A los 20 minutos de travesía, la comitiva llega al primer río, el que preocupaba a Amisi al salir de casa. Parece que la corriente viene fuerte, pero no tanto como para dar media vuelta. El granjero se para en la orilla, introduce el bastón en el agua, comprueba la profundidad, se remanga los pantalones y comienza a andar a través del río. Zamda y Um hacen lo mismo. Avanzan por el caudal con confianza, como si fuera algo normal y rutinario. Para no resbalarse o caerse por la fuerza de la corriente, las hermanas se sujetan la una en la otra con una mano. Con la que les queda libre se alzan el vestido para que no se les moje. Pese a que el agua les llega hasta las rodillas, no emplean más de dos minutos en cruzar el río.
Cuando todos ellos han llegado a la otra orilla, Amisi se detiene y entrega a Zamda un billete de 1.000 chelines tanzanos (unos 35 céntimos de euro) para el almuerzo de las dos niñas, que comen en el colegio. Luego les da la linterna, se despide y se pierde en la oscuridad de regreso a Bambare. El viaje de las hermanas Nchira no ha hecho más que comenzar.
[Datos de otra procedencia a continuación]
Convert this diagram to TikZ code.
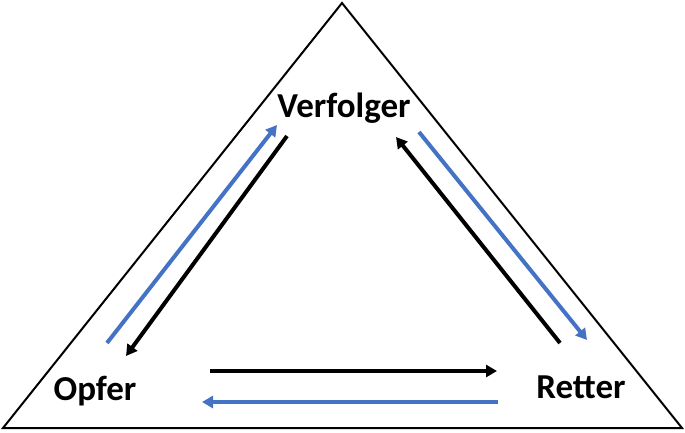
\documentclass[tikz,border=0pt]{standalone}
\usepackage{fontspec}
\setmainfont{Carlito}
\usetikzlibrary{arrows.meta}
\definecolor{pfeilblau}{RGB}{68,114,196}

\begin{document}
\begin{tikzpicture}[x=1pt,y=-1pt,
  rolle/.style={font=\bfseries\fontsize{35}{42}\selectfont, inner sep=0pt, anchor=base},
  pfeil/.style={line width=4pt, -{Triangle[length=11pt,width=12pt]}}]
\useasboundingbox (0,0) rectangle (685,432);
%drama triangle
\draw[line width=2pt, line join=miter] (342,3) -- (3,428) -- (682,428) -- cycle;

\node[rolle] (verfolger) at (344,117) {Verfolger};
\node[rolle] (opfer) at (95,400) {Opfer};
\node[rolle] (retter) at (581,398) {Retter};

%arrow ends
\coordinate (ov1) at (107,343); \coordinate (ov2) at (277,125);
\coordinate (vo1) at (287,136); \coordinate (vo2) at (126,356);
\coordinate (rv1) at (560,343); \coordinate (rv2) at (396,137);
\coordinate (vr1) at (419,132); \coordinate (vr2) at (587,340);
\coordinate (or1) at (210,371); \coordinate (or2) at (497,371);
\coordinate (ro1) at (498,402); \coordinate (ro2) at (202,402);

  \foreach \a/\b/\c in {ov1/ov2/pfeilblau, vo1/vo2/black, rv1/rv2/black,
                        vr1/vr2/pfeilblau, or1/or2/black, ro1/ro2/pfeilblau}
  {
    \draw[pfeil, draw=\c, fill=\c] (\a) -- (\b);
  }
\end{tikzpicture}
\end{document}
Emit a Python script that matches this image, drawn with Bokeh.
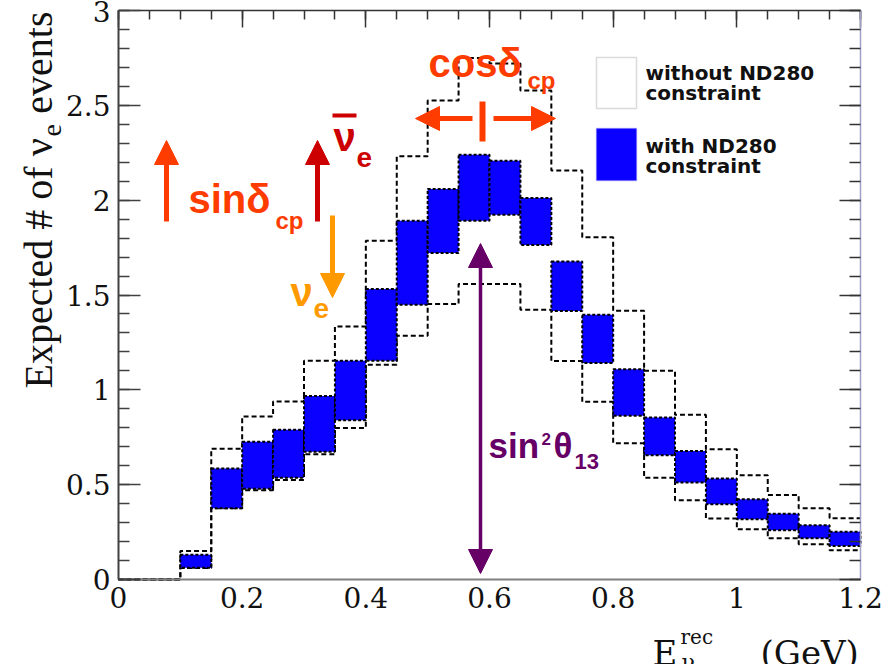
import numpy as np
from bokeh.plotting import figure
from bokeh.models import (Range1d, LinearAxis, FixedTicker, Label, Arrow,
                          NormalHead, BoxAnnotation)
from bokeh.embed import file_html
from bokeh.resources import INLINE

# ---------------- data ----------------
BIN_EDGES = [0.00, 0.05, 0.10, 0.15, 0.20, 0.25, 0.30, 0.35, 0.40, 0.45, 0.50, 0.55,
             0.60, 0.65, 0.70, 0.75, 0.80, 0.85, 0.90, 0.95, 1.00, 1.05, 1.10, 1.15, 1.20]
# without ND280 constraint: upper / lower edge of the band
NO_ND_HIGH = [0, 0, 0.150, 0.690, 0.859, 0.938, 1.153, 1.334, 1.786, 2.231, 2.525, 2.75,
              2.72, 2.578, 2.156, 1.804, 1.417, 1.100, 0.868, 0.687, 0.550, 0.446, 0.376, 0.323]
NO_ND_LOW = [0, 0, 0.060, 0.376, 0.471, 0.525, 0.660, 0.799, 1.132, 1.285, 1.452, 1.558,
             1.558, 1.422, 1.152, 0.937, 0.719, 0.537, 0.418, 0.321, 0.265, 0.217, 0.186, 0.154]
# with ND280 constraint: upper / lower edge of the band
ND_HIGH = [0, 0, 0.130, 0.585, 0.726, 0.789, 0.968, 1.153, 1.531, 1.892, 2.059, 2.240,
           2.208, 2.012, 1.677, 1.396, 1.109, 0.854, 0.678, 0.532, 0.423, 0.347, 0.286, 0.252]
ND_LOW = [0, 0, 0.062, 0.376, 0.479, 0.536, 0.674, 0.840, 1.153, 1.449, 1.721, 1.892,
          1.923, 1.764, 1.415, 1.141, 0.863, 0.655, 0.511, 0.397, 0.318, 0.260, 0.217, 0.177]

X_TICKS = [0.0, 0.2, 0.4, 0.6, 0.8, 1.0, 1.2]
X_TICK_LABELS = ["0", "0.2", "0.4", "0.6", "0.8", "1", "1.2"]
X_MINOR = [0.05 * i for i in range(25)]
Y_TICKS = [0.0, 0.5, 1.0, 1.5, 2.0, 2.5, 3.0]
Y_TICK_LABELS = ["0", "0.5", "1", "1.5", "2", "2.5", "3"]
Y_MINOR = [0.1 * i for i in range(31)]

# ---------------- styles / geometry ----------------
BLUE = "#0a00ff"
ORANGE_RED = "#ff3c00"
DARK_RED = "#cc0000"
ORANGE = "#ff9900"
PURPLE = "#660066"
SANS = "Liberation Sans"
SERIF = "DejaVu Serif"
TIMES = "Liberation Serif"

W, H = 893, 664
F_LEFT, F_RIGHT, F_TOP, F_BOTTOM = 118, 860, 10, 579   # pixel box of the data area
XMIN, XMAX, YMIN, YMAX = 0.0, 1.2, 0.0, 3.0
UX = (F_RIGHT - F_LEFT) / (XMAX - XMIN)
UY = (F_BOTTOM - F_TOP) / (YMAX - YMIN)


def dx(px):
    return XMIN + (px - F_LEFT) / UX


def dy(py):
    return YMIN + (F_BOTTOM - py) / UY


edges = np.array(BIN_EDGES)
lo = edges[:-1]
hi = edges[1:]

p = figure(width=W, height=H, x_range=Range1d(dx(0), dx(W)), y_range=Range1d(dy(H), dy(0)),
           output_backend="svg", toolbar_location=None, min_border=0,
           background_fill_color="white", border_fill_color="white")
p.xgrid.visible = False
p.ygrid.visible = False
p.outline_line_color = None

# bottom axis
xa = p.xaxis[0]
xa.fixed_location = YMIN
xa.bounds = (XMIN, XMAX)
xa.ticker = FixedTicker(ticks=X_TICKS, minor_ticks=X_MINOR)
xa.major_label_overrides = dict(zip(X_TICKS, X_TICK_LABELS))
xa.major_tick_in = 0
xa.major_tick_out = 0
xa.minor_tick_in = 0
xa.minor_tick_out = 0
xa.axis_line_color = "#808080"
xa.axis_line_width = 2
xa.major_label_text_font = SERIF
xa.major_label_text_font_size = "28px"
xa.major_label_text_color = "#111111"
xa.major_label_standoff = 7

# left axis
ya = p.yaxis[0]
ya.fixed_location = XMIN
ya.bounds = (YMIN, YMAX)
ya.ticker = FixedTicker(ticks=Y_TICKS, minor_ticks=Y_MINOR)
ya.major_label_overrides = dict(zip(Y_TICKS, Y_TICK_LABELS))
ya.major_tick_in = 22
ya.major_tick_out = 0
ya.minor_tick_in = 11
ya.minor_tick_out = 0
ya.axis_line_color = "#404040"
ya.axis_line_width = 2
ya.major_tick_line_color = "#404040"
ya.minor_tick_line_color = "#404040"
ya.major_tick_line_width = 1.5
ya.minor_tick_line_width = 1.5
ya.major_label_text_font = SERIF
ya.major_label_text_font_size = "28px"
ya.major_label_text_color = "#111111"
ya.major_label_standoff = 8

# mirrored axes (ticks only)
top = LinearAxis(fixed_location=YMAX, bounds=(XMIN, XMAX),
                 ticker=FixedTicker(ticks=X_TICKS, minor_ticks=X_MINOR),
                 major_label_overrides={t: "" for t in X_TICKS},
                 major_tick_in=17, major_tick_out=0, minor_tick_in=9, minor_tick_out=0,
                 axis_line_color="#333333", axis_line_width=1.5,
                 major_tick_line_color="#333333", minor_tick_line_color="#333333",
                 major_tick_line_width=1.5, minor_tick_line_width=1.5)
p.add_layout(top, "above")
right = LinearAxis(fixed_location=XMAX, bounds=(YMIN, YMAX),
                   ticker=FixedTicker(ticks=Y_TICKS, minor_ticks=Y_MINOR),
                   major_label_overrides={t: "" for t in Y_TICKS},
                   major_tick_in=21, major_tick_out=0, minor_tick_in=11, minor_tick_out=0,
                   axis_line_color="#a0a0c8", axis_line_width=1.5,
                   major_tick_line_color="#333333", minor_tick_line_color="#333333",
                   major_tick_line_width=1.5, minor_tick_line_width=1.5)
p.add_layout(right, "right")

# ---------------- histogram bands ----------------
p.step(edges, np.append(NO_ND_HIGH, NO_ND_HIGH[-1]), mode="after",
       line_color="black", line_dash="5 3", line_width=2)
p.step(edges, np.append(NO_ND_LOW, NO_ND_LOW[-1]), mode="after",
       line_color="black", line_dash="5 3", line_width=2)
p.quad(left=lo, right=hi, bottom=ND_LOW, top=ND_HIGH, fill_color=BLUE,
       line_color="black", line_dash="3 2", line_width=2)


# ---------------- helpers for annotations (pixel placement) ----------------
def lab(px, base_py, text, size, color, font=SANS, style="bold", align="left"):
    """horizontal text whose baseline sits at base_py"""
    p.add_layout(Label(x=dx(px), y=dy(base_py - 0.345 * size), text=text, text_font=font,
                       text_font_style=style, text_font_size=f"{size}px", text_color=color,
                       text_align=align, text_baseline="middle"))


def vlab(base_px, py, text, size, color, font=TIMES, align="left"):
    """text rotated by 90 degrees whose baseline sits at base_px"""
    p.add_layout(Label(x=dx(base_px - 0.345 * size), y=dy(py), text=text, text_font=font,
                       text_font_style="normal", text_font_size=f"{size}px",
                       text_color=color, angle=np.pi / 2, text_align=align,
                       text_baseline="middle"))


def arrow(px0, py0, px1, py1, color, lw, size=24, both=False, head=True):
    p.add_layout(Arrow(
        x_start=dx(px0), y_start=dy(py0), x_end=dx(px1), y_end=dy(py1),
        line_color=color, line_width=lw,
        end=NormalHead(size=size, fill_color=color, line_color=color) if head else None,
        start=NormalHead(size=size, fill_color=color, line_color=color) if both else None))


# ---------------- legend ----------------
p.add_layout(BoxAnnotation(left=dx(596), right=dx(636), bottom=dy(108), top=dy(57),
                           fill_color="white", fill_alpha=1, line_color="#888888",
                           line_width=1.5, level="overlay"))
p.add_layout(BoxAnnotation(left=dx(596), right=dx(636), bottom=dy(180), top=dy(128),
                           fill_color=BLUE, fill_alpha=1, line_color="#4a3aff",
                           line_width=1.5, level="overlay"))
for txt, base in [("without ND280", 79), ("constraint", 99),
                  ("with ND280", 152), ("constraint", 172)]:
    lab(645, base, txt, 20, "#111111", font="DejaVu Sans")

# sin(delta_cp)
arrow(166, 221, 166, 140, ORANGE_RED, 5)
lab(188, 212, "sinδ", 40, ORANGE_RED)
lab(275, 228, "cp", 24, ORANGE_RED)

# anti-nu_e
arrow(317, 221, 317, 140, DARK_RED, 5)
lab(333, 150, "ν", 40, DARK_RED)
arrow(332, 115, 356, 115, DARK_RED, 4, head=False)
lab(356, 167, "e", 28, DARK_RED)

# nu_e
arrow(332, 215, 332, 297, ORANGE, 5)
lab(290, 305, "ν", 40, ORANGE)
lab(313, 318, "e", 28, ORANGE)

# cos(delta_cp)
lab(428, 76, "cosδ", 40, ORANGE_RED)
lab(527, 88, "cp", 24, ORANGE_RED)
arrow(472, 118, 415, 118, ORANGE_RED, 5)
arrow(493, 118, 555, 118, ORANGE_RED, 5)
arrow(482, 141, 482, 101, ORANGE_RED, 6, head=False)

# sin^2(theta_13)
arrow(480, 573, 480, 243, PURPLE, 3.5, size=24, both=True)
lab(488, 457, "sin", 35, PURPLE)
lab(541, 444, "2", 17, PURPLE)
lab(553, 457, "θ", 35, PURPLE)
lab(574, 469, "13", 22, PURPLE)

# ---------------- axis titles ----------------
vlab(52, 388, "Expected # of ν", 40, "#111111")
vlab(61, 136, "e", 28, "#111111")
vlab(52, 11, "events", 40, "#111111", align="right")

lab(652, 664, "E", 34, "#111111", font=SERIF, style="normal")
lab(681, 670, "ν", 22, "#111111", font=SERIF, style="normal")
lab(680, 643, "rec", 20, "#111111", font=SERIF, style="normal")
lab(760, 664, "(GeV)", 34, "#111111", font=SERIF, style="normal")

open("out.html", "w").write(file_html(p, INLINE))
Algo pasadas las 6.30 empieza a vislumbrarse el sol por el horizonte. Zamda y Um enfilan un estrecho sendero que lleva a Gallu, una aldea que rodearán y donde se unirán otros dos estudiantes, una chica y un chico. Desde que se despidieron de su padre, las hermanas ya han atravesado dos riachuelos más, ambos de unos 25 centímetros de profundidad, pero menos caudalosos que el primero. Han pasado también junto a decenas de maizales en los que solo se ve una primera fila de plantas, aunque tras ella se intuyen varias docenas de hileras más. Han andado por caminos embarrados con una curtida habilidad para no mancharse más que los pies. Han dejado atrás arrozales, acacias, baobabs, campos de girasoles y cultivos de garbanzos. Han esquivado rebaños de cabras y vacas, ranas, babosas y lombrices. Han escuchado el piar de cientos de pájaros al despertarse. Están tan aburridas de espantar moscas que hace muchos minutos que dejaron de hacerlo.
―¿Qué asignatura os gusta más?
―Biología la entiendo muy bien. Y Geografía también―, responde Zamda. Um, mucho más tímida, escucha, sonríe y asiente sin decir nada.
―¿A qué os gustaría dedicaros dentro de unos años?
―No sé. Todavía no lo he pensado―, vuelve a señalar Zamda.
―¿Y por que queréis estudiar?
―Bueno, creo que podríamos ayudar a nuestra familia si lo hacemos.
Pasada Gallu, a Zamda y a Um se les unen poco a poco más muchachos que estudian en el mismo colegio. Cuando el reloj marca las 7.37 y el sol empieza a apretar fuerte, con una temperatura que asciende a no menos de 35 grados, el grupo lo forman ya unas 15 personas entre niñas y niños de pueblos y aldeas colindantes que se apuntan a andar entre barro y pequeños riachuelos. Entonces, las hermanas se detienen en la casa algo apartada de amigo de su padre, donde se quitan los vestidos que llevan puestos y se ponen el uniforme escolar (una túnica violeta y un hiyab blanco) que cargaban en la maleta. No tardan más de 10 minutos en cambiarse.
Queda algo menos de un cuarto de hora para que empiecen las clases y Zamda y Um afrontan el último trecho del viaje. Siguen un sendero de barro, atraviesan una carretera de arena y encaran una pequeña pendiente rodeada de rocas y arbustos. Al final de la cuesta se encuentra la Escuela de Educación Secundaria Imbafi, situada en las faldas de una pequeña montaña en un pueblo que se llama Itundwi. Cuando las niñas cruzan la puerta principal todavía no han dado las ocho en punto. Hoy han llegado a tiempo.